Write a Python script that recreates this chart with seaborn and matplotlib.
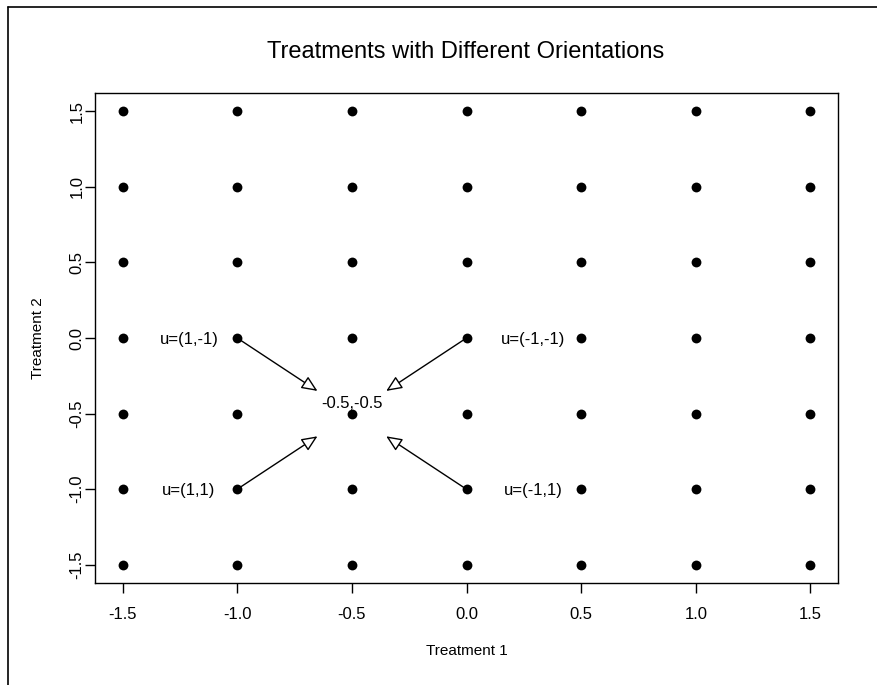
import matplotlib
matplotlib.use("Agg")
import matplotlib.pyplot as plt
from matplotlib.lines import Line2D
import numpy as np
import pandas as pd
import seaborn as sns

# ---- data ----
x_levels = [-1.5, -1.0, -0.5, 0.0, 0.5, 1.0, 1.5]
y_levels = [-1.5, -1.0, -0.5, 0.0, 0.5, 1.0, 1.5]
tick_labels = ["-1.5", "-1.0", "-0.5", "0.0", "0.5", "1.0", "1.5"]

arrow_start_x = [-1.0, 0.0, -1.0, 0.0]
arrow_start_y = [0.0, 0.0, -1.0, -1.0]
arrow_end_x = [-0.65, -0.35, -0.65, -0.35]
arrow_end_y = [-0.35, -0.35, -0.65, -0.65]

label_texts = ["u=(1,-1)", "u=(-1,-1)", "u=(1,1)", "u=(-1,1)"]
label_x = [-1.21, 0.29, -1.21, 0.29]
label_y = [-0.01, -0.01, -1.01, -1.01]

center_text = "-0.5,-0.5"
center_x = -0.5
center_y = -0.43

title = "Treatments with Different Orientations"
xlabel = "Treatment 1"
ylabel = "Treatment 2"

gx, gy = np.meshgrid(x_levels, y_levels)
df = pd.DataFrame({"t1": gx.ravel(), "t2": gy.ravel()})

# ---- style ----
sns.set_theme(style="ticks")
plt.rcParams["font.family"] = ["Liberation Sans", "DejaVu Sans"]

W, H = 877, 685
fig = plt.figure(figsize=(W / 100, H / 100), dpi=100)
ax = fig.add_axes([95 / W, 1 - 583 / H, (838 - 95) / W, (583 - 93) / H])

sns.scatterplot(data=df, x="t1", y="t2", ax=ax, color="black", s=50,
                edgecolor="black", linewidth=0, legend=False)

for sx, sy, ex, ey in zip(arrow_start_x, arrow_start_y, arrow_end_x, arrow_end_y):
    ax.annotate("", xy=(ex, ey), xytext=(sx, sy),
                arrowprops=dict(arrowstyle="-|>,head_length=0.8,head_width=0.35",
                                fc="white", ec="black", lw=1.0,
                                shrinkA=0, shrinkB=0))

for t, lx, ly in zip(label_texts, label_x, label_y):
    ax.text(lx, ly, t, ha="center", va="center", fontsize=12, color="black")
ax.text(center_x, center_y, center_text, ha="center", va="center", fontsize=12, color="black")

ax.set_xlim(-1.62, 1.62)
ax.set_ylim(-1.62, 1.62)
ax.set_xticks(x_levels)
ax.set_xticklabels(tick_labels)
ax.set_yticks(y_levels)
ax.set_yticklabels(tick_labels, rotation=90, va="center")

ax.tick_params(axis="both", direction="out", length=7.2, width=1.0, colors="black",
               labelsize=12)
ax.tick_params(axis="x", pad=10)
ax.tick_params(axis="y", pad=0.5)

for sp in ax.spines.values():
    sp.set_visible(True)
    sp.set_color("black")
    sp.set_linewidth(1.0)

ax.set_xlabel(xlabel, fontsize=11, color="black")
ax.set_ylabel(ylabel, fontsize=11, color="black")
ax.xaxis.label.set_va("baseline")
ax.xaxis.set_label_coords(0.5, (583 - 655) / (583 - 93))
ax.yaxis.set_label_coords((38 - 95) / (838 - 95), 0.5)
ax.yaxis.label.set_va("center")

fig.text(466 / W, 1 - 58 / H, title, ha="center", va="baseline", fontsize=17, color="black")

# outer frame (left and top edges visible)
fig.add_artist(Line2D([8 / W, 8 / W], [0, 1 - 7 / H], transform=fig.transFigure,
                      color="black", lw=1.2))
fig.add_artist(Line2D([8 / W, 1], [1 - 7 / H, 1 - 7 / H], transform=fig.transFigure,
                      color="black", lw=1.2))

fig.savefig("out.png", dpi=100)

==========

What is asked
Except for the pictures, give all the material above again verbatim.

Answer
Write a Python script that recreates this chart with seaborn and matplotlib.
import matplotlib
matplotlib.use("Agg")
import matplotlib.pyplot as plt
from matplotlib.lines import Line2D
import numpy as np
import pandas as pd
import seaborn as sns

# ---- data ----
x_levels = [-1.5, -1.0, -0.5, 0.0, 0.5, 1.0, 1.5]
y_levels = [-1.5, -1.0, -0.5, 0.0, 0.5, 1.0, 1.5]
tick_labels = ["-1.5", "-1.0", "-0.5", "0.0", "0.5", "1.0", "1.5"]

arrow_start_x = [-1.0, 0.0, -1.0, 0.0]
arrow_start_y = [0.0, 0.0, -1.0, -1.0]
arrow_end_x = [-0.65, -0.35, -0.65, -0.35]
arrow_end_y = [-0.35, -0.35, -0.65, -0.65]

label_texts = ["u=(1,-1)", "u=(-1,-1)", "u=(1,1)", "u=(-1,1)"]
label_x = [-1.21, 0.29, -1.21, 0.29]
label_y = [-0.01, -0.01, -1.01, -1.01]

center_text = "-0.5,-0.5"
center_x = -0.5
center_y = -0.43

title = "Treatments with Different Orientations"
xlabel = "Treatment 1"
ylabel = "Treatment 2"

gx, gy = np.meshgrid(x_levels, y_levels)
df = pd.DataFrame({"t1": gx.ravel(), "t2": gy.ravel()})

# ---- style ----
sns.set_theme(style="ticks")
plt.rcParams["font.family"] = ["Liberation Sans", "DejaVu Sans"]

W, H = 877, 685
fig = plt.figure(figsize=(W / 100, H / 100), dpi=100)
ax = fig.add_axes([95 / W, 1 - 583 / H, (838 - 95) / W, (583 - 93) / H])

sns.scatterplot(data=df, x="t1", y="t2", ax=ax, color="black", s=50,
                edgecolor="black", linewidth=0, legend=False)

for sx, sy, ex, ey in zip(arrow_start_x, arrow_start_y, arrow_end_x, arrow_end_y):
    ax.annotate("", xy=(ex, ey), xytext=(sx, sy),
                arrowprops=dict(arrowstyle="-|>,head_length=0.8,head_width=0.35",
                                fc="white", ec="black", lw=1.0,
                                shrinkA=0, shrinkB=0))

for t, lx, ly in zip(label_texts, label_x, label_y):
    ax.text(lx, ly, t, ha="center", va="center", fontsize=12, color="black")
ax.text(center_x, center_y, center_text, ha="center", va="center", fontsize=12, color="black")

ax.set_xlim(-1.62, 1.62)
ax.set_ylim(-1.62, 1.62)
ax.set_xticks(x_levels)
ax.set_xticklabels(tick_labels)
ax.set_yticks(y_levels)
ax.set_yticklabels(tick_labels, rotation=90, va="center")

ax.tick_params(axis="both", direction="out", length=7.2, width=1.0, colors="black",
               labelsize=12)
ax.tick_params(axis="x", pad=10)
ax.tick_params(axis="y", pad=0.5)

for sp in ax.spines.values():
    sp.set_visible(True)
    sp.set_color("black")
    sp.set_linewidth(1.0)

ax.set_xlabel(xlabel, fontsize=11, color="black")
ax.set_ylabel(ylabel, fontsize=11, color="black")
ax.xaxis.label.set_va("baseline")
ax.xaxis.set_label_coords(0.5, (583 - 655) / (583 - 93))
ax.yaxis.set_label_coords((38 - 95) / (838 - 95), 0.5)
ax.yaxis.label.set_va("center")

fig.text(466 / W, 1 - 58 / H, title, ha="center", va="baseline", fontsize=17, color="black")

# outer frame (left and top edges visible)
fig.add_artist(Line2D([8 / W, 8 / W], [0, 1 - 7 / H], transform=fig.transFigure,
                      color="black", lw=1.2))
fig.add_artist(Line2D([8 / W, 1], [1 - 7 / H, 1 - 7 / H], transform=fig.transFigure,
                      color="black", lw=1.2))

fig.savefig("out.png", dpi=100)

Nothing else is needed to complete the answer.